Model-Based Assessment of Adsorption and Diffusion of PFASs through Concrete as Continuous Source of PFASs to the Environment

Per- and polyfluoroalkyl substances (PFASs) are persistent and pervasive contaminants of concern that are frequently introduced into the environment through aqueous film-forming foams (AFFF) on concrete pads. Previously published laboratory results of PFASs diffusion into Portland cement concrete are modeled using an analytical solution of the 1-D diffusion equation under water-saturated conditions. The diffusion equation was fitted to empirical data to determine the solid phase partitioning coefficient and the observed coefficient of diffusion for weighted and unweighted fits.

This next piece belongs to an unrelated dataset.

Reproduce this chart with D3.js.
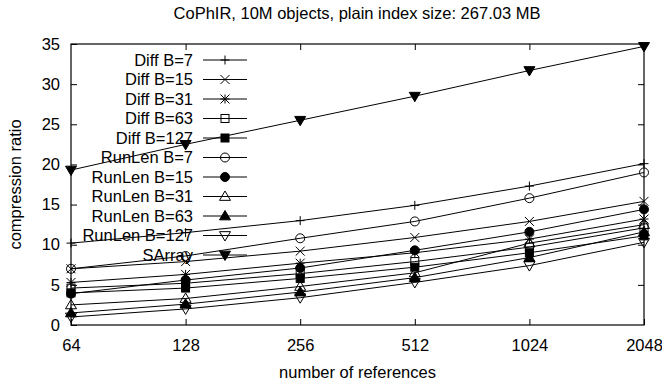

The solid phase partitioning coefficient is used to calculate the tortuosity of the material from the observed coefficient of diffusion as a benchmark to validate this approach. Results show that while the majority of PFAS mass is well-fitted to a standard diffusion profile, a smaller fraction of mass may have accelerated diffusion into concrete from non-Fickian transport processes. Solid phase adsorption to concrete was small to negligible for anionic mixtures of PFASs but significant for AFFF releases, suggesting that PFASs in AFFF releases may be more strongly retained on concrete surfaces due to additional chemical interactions. Synthetic weathering of the concrete surface also produced higher rates of diffusion than in finished concrete. Back diffusion through concrete was identified as a key source of resupply to surface runoff.